Aine: Some plants need a little more looking after than others. We have lots of citrus trees in pots. We just make sure they get lots of water in the hot weather, and we feed them with citrus food three or four times a year or definitely just before they’re due to flower. And we move them around the garden, between the front and the back. We were successful with citrus, so we just kept adding more trees.

Barry: We don’t have success with everything. We’ve never had success with pumpkins: we got flowers but no fruit. I know you can eat the flowers, because I’ve seen them in little packs down at Frank’s Fruit and Vegetable shop. It’s the same with the avocado tree. We grew it from an avocado pip nearly 40 years ago and we’ve only ever had about three avocados on it. But it is a beautiful tree.

Aine: Quite often we will google something ‘how to propagate ficus’ or something like that.

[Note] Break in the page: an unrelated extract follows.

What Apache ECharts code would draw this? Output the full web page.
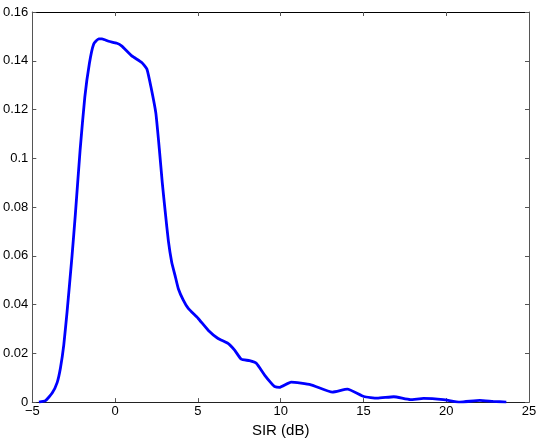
<!DOCTYPE html>
<html>
<head>
<meta charset="utf-8">
<script src="https://cdn.jsdelivr.net/npm/echarts@6/dist/echarts.min.js"></script>
<style>
html,body{margin:0;padding:0;background:#fff;}
#main{width:540px;height:443px;}
</style>
</head>
<body>
<div id="main"></div>
<script>
// SIR (dB) on x, density on y
var sir_x = [-4.6,-4.2,-3.8,-3.5,-3.3,-3.1,-2.9,-2.6,-2.4,-2.11,-1.83,-1.55,-1.29,-0.99,-0.79,-0.39,0.11,0.41,1.01,1.61,1.92,2.18,2.46,2.67,2.85,3.03,3.22,3.42,3.62,3.82,4.12,4.42,5.02,5.62,6.22,6.82,7.22,7.62,8.12,8.53,9.03,9.43,9.63,9.93,10.63,11.83,13.13,14.03,15.03,15.83,16.83,17.83,18.63,19.83,20.83,22.03,22.83,23.63];
var pdf_y = [0,0.0006,0.0037,0.008,0.014,0.0234,0.037,0.06,0.077,0.1036,0.125,0.139,0.1469,0.149,0.149,0.148,0.1472,0.146,0.142,0.1393,0.1366,0.1288,0.1186,0.104,0.09,0.078,0.066,0.0574,0.052,0.0465,0.0418,0.0384,0.0343,0.0295,0.0261,0.0241,0.0213,0.0176,0.017,0.0159,0.0111,0.0078,0.0064,0.006,0.0082,0.0071,0.0041,0.0053,0.0023,0.0016,0.0022,0.001,0.0015,0.001,0,0.0007,0.0003,0];

function line_data(xs,ys){
	var arr = [];
	for(var i = 0; i < xs.length; i++){
		arr.push([xs[i],ys[i]]);
	}
	return arr;
}

var font = 'Liberation Sans, Arial, sans-serif';
var axisCol = '#555';

var myChart = echarts.init(document.getElementById('main'));

var option = {
	animation:false,
	grid:{left:30,right:11,top:12,bottom:39,containLabel:false},
	xAxis:[{
		type:'value',min:-5,max:25,interval:5,
		name:'SIR (dB)',nameLocation:'middle',nameGap:20,
		nameTextStyle:{color:'#000',fontSize:15,fontFamily:font},
		axisLine:{show:true,onZero:false,lineStyle:{color:'#222',width:1}},
		axisTick:{inside:true,length:4,lineStyle:{color:axisCol}},
		axisLabel:{color:'#000',fontSize:13,fontFamily:font,margin:3,
			formatter:function(v){return String(v).replace('-','\u2212');}},
		splitLine:{show:false}
	},{
		type:'value',position:'top',min:-5,max:25,interval:5,
		axisLine:{show:true,onZero:false,lineStyle:{color:'#000',width:1}},
		axisTick:{inside:true,length:4,lineStyle:{color:axisCol}},
		axisLabel:{show:false},splitLine:{show:false}
	}],
	yAxis:[{
		type:'value',min:0,max:0.16,interval:0.02,
		axisLine:{show:true,onZero:false,lineStyle:{color:axisCol,width:1}},
		axisTick:{inside:true,length:4,lineStyle:{color:axisCol}},
		axisLabel:{color:'#000',fontSize:13,fontFamily:font,margin:4},
		splitLine:{show:false}
	},{
		type:'value',position:'right',min:0,max:0.16,interval:0.02,
		axisLine:{show:true,onZero:false,lineStyle:{color:axisCol,width:1}},
		axisTick:{inside:true,length:4,lineStyle:{color:axisCol}},
		axisLabel:{show:false},splitLine:{show:false}
	}],
	series:[{
		type:'line',
		data:line_data(sir_x,pdf_y),
		smooth:0.15,
		showSymbol:false,
		lineStyle:{color:'#0000ff',width:2.8}
	}]
};

myChart.setOption(option);
</script>
</body>
</html>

I’m always propagating from cuttings. If we prune something, we try to grow more of it. We even managed to propagate azaleas. Geraniums, of course can grow from cuttings, and umbrella trees. Sometimes I will be out somewhere and I’ll admire a plant, and they will say ‘Help yourself.’ We have rosemary at the front that we have growing. I wish people would just take that. There’s bushes of the stuff. Why would anybody buy a bunch of rosemary for one lamb roast? It’s silly, isn’t it?

Barry: We have little oak trees that just grew from acorns I picked up in Canberra.

Aine: Our neighbour at the back is Italian and has a lovely mango tree. The chicory came under the fence, from her garden, but we let it runaway and it’s lovely.

Aine: We have been in this house a long time. Our two boys, who are now grown men, grew up here. We are now members of the Haberfield Association. The debate used to be about whether or not aesthetic changes were in the spirit of the early twentieth century, but people aren’t living in the early twentieth century anymore.

Barry: There are bigger threats to worry about, like WestConnex. That has puts things in perspective, there’s no doubt. A lot of people still have no idea what’s happening politically.